§ Objective
Repeat all of the material below exactly as written, images excluded.

§ Collected material
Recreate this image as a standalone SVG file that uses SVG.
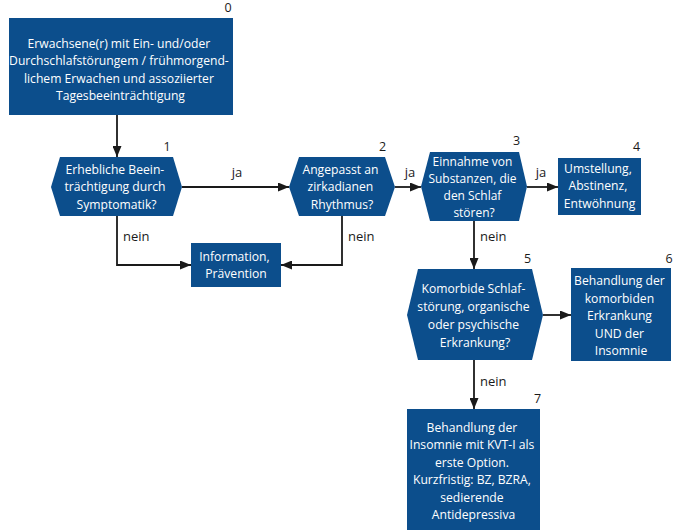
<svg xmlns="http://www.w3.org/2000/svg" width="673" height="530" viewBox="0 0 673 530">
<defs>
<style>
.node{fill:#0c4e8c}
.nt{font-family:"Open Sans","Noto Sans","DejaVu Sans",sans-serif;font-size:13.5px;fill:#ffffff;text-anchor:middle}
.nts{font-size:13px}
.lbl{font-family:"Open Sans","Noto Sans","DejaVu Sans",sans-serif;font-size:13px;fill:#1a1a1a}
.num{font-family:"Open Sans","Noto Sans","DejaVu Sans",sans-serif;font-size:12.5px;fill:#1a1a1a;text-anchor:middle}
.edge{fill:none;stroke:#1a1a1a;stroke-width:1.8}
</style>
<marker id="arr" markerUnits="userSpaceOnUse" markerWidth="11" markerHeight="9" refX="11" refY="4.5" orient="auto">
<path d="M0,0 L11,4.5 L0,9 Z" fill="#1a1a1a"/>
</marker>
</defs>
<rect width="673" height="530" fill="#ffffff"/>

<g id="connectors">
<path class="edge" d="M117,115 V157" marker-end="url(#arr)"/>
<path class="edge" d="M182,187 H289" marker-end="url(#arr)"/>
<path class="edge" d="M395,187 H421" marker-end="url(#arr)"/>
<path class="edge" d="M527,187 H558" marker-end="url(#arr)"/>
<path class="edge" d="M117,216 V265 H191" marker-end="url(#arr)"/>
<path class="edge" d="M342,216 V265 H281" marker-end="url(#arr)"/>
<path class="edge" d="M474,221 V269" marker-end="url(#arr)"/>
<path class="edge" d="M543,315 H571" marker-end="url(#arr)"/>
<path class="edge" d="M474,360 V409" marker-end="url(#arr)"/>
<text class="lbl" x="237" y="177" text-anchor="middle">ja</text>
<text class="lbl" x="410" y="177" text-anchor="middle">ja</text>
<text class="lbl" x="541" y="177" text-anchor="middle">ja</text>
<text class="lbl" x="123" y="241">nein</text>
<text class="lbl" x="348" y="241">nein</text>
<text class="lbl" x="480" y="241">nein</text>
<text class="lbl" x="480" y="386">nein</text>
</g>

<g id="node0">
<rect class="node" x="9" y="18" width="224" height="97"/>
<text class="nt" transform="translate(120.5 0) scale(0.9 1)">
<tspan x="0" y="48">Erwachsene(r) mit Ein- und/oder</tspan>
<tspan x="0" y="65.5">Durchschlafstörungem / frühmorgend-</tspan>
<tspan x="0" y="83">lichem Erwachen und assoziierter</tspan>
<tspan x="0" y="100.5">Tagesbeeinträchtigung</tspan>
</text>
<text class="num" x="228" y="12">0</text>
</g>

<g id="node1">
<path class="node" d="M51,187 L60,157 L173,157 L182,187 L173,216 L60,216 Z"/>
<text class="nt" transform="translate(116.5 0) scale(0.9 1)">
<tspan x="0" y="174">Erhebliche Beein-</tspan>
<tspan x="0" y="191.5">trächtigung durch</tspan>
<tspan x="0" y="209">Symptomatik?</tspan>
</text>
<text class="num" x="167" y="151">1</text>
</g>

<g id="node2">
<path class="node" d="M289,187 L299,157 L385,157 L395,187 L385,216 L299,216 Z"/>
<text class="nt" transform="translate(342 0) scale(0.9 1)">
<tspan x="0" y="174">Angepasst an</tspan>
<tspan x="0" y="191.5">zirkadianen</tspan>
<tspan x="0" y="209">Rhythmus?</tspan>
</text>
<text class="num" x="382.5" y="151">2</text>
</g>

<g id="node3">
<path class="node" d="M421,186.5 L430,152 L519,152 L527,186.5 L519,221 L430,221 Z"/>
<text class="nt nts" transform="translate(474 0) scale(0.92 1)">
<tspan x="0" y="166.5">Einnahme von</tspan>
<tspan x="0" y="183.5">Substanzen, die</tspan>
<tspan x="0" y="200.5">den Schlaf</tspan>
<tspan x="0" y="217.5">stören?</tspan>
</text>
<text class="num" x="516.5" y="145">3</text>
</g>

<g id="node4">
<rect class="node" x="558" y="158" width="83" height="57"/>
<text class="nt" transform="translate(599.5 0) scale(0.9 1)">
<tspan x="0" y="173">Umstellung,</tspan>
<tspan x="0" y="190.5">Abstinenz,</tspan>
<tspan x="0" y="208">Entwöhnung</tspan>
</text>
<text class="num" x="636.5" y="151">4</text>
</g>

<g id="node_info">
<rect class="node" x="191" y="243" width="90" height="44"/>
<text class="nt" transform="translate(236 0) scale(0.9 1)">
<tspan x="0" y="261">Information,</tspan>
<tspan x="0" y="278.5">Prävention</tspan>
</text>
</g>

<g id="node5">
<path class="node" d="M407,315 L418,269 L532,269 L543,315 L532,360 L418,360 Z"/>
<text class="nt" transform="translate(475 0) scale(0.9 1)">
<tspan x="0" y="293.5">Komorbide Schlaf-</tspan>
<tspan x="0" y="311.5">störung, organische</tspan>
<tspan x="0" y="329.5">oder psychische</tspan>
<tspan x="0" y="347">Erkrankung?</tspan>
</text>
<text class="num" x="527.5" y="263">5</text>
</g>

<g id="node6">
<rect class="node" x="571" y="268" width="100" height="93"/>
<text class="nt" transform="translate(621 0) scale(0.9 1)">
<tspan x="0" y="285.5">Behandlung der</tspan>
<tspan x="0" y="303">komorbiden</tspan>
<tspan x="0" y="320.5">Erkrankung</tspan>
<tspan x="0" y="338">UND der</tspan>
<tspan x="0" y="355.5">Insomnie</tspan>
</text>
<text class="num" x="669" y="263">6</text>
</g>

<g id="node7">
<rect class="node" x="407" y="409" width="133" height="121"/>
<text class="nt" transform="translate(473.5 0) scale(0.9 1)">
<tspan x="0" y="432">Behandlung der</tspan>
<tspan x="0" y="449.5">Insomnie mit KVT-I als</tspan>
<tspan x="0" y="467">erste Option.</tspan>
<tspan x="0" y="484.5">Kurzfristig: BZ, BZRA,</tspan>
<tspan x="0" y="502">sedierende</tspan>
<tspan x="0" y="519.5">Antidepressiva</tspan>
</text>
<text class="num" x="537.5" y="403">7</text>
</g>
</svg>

§ Right answer
Recreate this image as a standalone SVG file that uses SVG.
<svg xmlns="http://www.w3.org/2000/svg" width="673" height="530" viewBox="0 0 673 530">
<defs>
<style>
.node{fill:#0c4e8c}
.nt{font-family:"Open Sans","Noto Sans","DejaVu Sans",sans-serif;font-size:13.5px;fill:#ffffff;text-anchor:middle}
.nts{font-size:13px}
.lbl{font-family:"Open Sans","Noto Sans","DejaVu Sans",sans-serif;font-size:13px;fill:#1a1a1a}
.num{font-family:"Open Sans","Noto Sans","DejaVu Sans",sans-serif;font-size:12.5px;fill:#1a1a1a;text-anchor:middle}
.edge{fill:none;stroke:#1a1a1a;stroke-width:1.8}
</style>
<marker id="arr" markerUnits="userSpaceOnUse" markerWidth="11" markerHeight="9" refX="11" refY="4.5" orient="auto">
<path d="M0,0 L11,4.5 L0,9 Z" fill="#1a1a1a"/>
</marker>
</defs>
<rect width="673" height="530" fill="#ffffff"/>

<g id="connectors">
<path class="edge" d="M117,115 V157" marker-end="url(#arr)"/>
<path class="edge" d="M182,187 H289" marker-end="url(#arr)"/>
<path class="edge" d="M395,187 H421" marker-end="url(#arr)"/>
<path class="edge" d="M527,187 H558" marker-end="url(#arr)"/>
<path class="edge" d="M117,216 V265 H191" marker-end="url(#arr)"/>
<path class="edge" d="M342,216 V265 H281" marker-end="url(#arr)"/>
<path class="edge" d="M474,221 V269" marker-end="url(#arr)"/>
<path class="edge" d="M543,315 H571" marker-end="url(#arr)"/>
<path class="edge" d="M474,360 V409" marker-end="url(#arr)"/>
<text class="lbl" x="237" y="177" text-anchor="middle">ja</text>
<text class="lbl" x="410" y="177" text-anchor="middle">ja</text>
<text class="lbl" x="541" y="177" text-anchor="middle">ja</text>
<text class="lbl" x="123" y="241">nein</text>
<text class="lbl" x="348" y="241">nein</text>
<text class="lbl" x="480" y="241">nein</text>
<text class="lbl" x="480" y="386">nein</text>
</g>

<g id="node0">
<rect class="node" x="9" y="18" width="224" height="97"/>
<text class="nt" transform="translate(120.5 0) scale(0.9 1)">
<tspan x="0" y="48">Erwachsene(r) mit Ein- und/oder</tspan>
<tspan x="0" y="65.5">Durchschlafstörungem / frühmorgend-</tspan>
<tspan x="0" y="83">lichem Erwachen und assoziierter</tspan>
<tspan x="0" y="100.5">Tagesbeeinträchtigung</tspan>
</text>
<text class="num" x="228" y="12">0</text>
</g>

<g id="node1">
<path class="node" d="M51,187 L60,157 L173,157 L182,187 L173,216 L60,216 Z"/>
<text class="nt" transform="translate(116.5 0) scale(0.9 1)">
<tspan x="0" y="174">Erhebliche Beein-</tspan>
<tspan x="0" y="191.5">trächtigung durch</tspan>
<tspan x="0" y="209">Symptomatik?</tspan>
</text>
<text class="num" x="167" y="151">1</text>
</g>

<g id="node2">
<path class="node" d="M289,187 L299,157 L385,157 L395,187 L385,216 L299,216 Z"/>
<text class="nt" transform="translate(342 0) scale(0.9 1)">
<tspan x="0" y="174">Angepasst an</tspan>
<tspan x="0" y="191.5">zirkadianen</tspan>
<tspan x="0" y="209">Rhythmus?</tspan>
</text>
<text class="num" x="382.5" y="151">2</text>
</g>

<g id="node3">
<path class="node" d="M421,186.5 L430,152 L519,152 L527,186.5 L519,221 L430,221 Z"/>
<text class="nt nts" transform="translate(474 0) scale(0.92 1)">
<tspan x="0" y="166.5">Einnahme von</tspan>
<tspan x="0" y="183.5">Substanzen, die</tspan>
<tspan x="0" y="200.5">den Schlaf</tspan>
<tspan x="0" y="217.5">stören?</tspan>
</text>
<text class="num" x="516.5" y="145">3</text>
</g>

<g id="node4">
<rect class="node" x="558" y="158" width="83" height="57"/>
<text class="nt" transform="translate(599.5 0) scale(0.9 1)">
<tspan x="0" y="173">Umstellung,</tspan>
<tspan x="0" y="190.5">Abstinenz,</tspan>
<tspan x="0" y="208">Entwöhnung</tspan>
</text>
<text class="num" x="636.5" y="151">4</text>
</g>

<g id="node_info">
<rect class="node" x="191" y="243" width="90" height="44"/>
<text class="nt" transform="translate(236 0) scale(0.9 1)">
<tspan x="0" y="261">Information,</tspan>
<tspan x="0" y="278.5">Prävention</tspan>
</text>
</g>

<g id="node5">
<path class="node" d="M407,315 L418,269 L532,269 L543,315 L532,360 L418,360 Z"/>
<text class="nt" transform="translate(475 0) scale(0.9 1)">
<tspan x="0" y="293.5">Komorbide Schlaf-</tspan>
<tspan x="0" y="311.5">störung, organische</tspan>
<tspan x="0" y="329.5">oder psychische</tspan>
<tspan x="0" y="347">Erkrankung?</tspan>
</text>
<text class="num" x="527.5" y="263">5</text>
</g>

<g id="node6">
<rect class="node" x="571" y="268" width="100" height="93"/>
<text class="nt" transform="translate(621 0) scale(0.9 1)">
<tspan x="0" y="285.5">Behandlung der</tspan>
<tspan x="0" y="303">komorbiden</tspan>
<tspan x="0" y="320.5">Erkrankung</tspan>
<tspan x="0" y="338">UND der</tspan>
<tspan x="0" y="355.5">Insomnie</tspan>
</text>
<text class="num" x="669" y="263">6</text>
</g>

<g id="node7">
<rect class="node" x="407" y="409" width="133" height="121"/>
<text class="nt" transform="translate(473.5 0) scale(0.9 1)">
<tspan x="0" y="432">Behandlung der</tspan>
<tspan x="0" y="449.5">Insomnie mit KVT-I als</tspan>
<tspan x="0" y="467">erste Option.</tspan>
<tspan x="0" y="484.5">Kurzfristig: BZ, BZRA,</tspan>
<tspan x="0" y="502">sedierende</tspan>
<tspan x="0" y="519.5">Antidepressiva</tspan>
</text>
<text class="num" x="537.5" y="403">7</text>
</g>
</svg>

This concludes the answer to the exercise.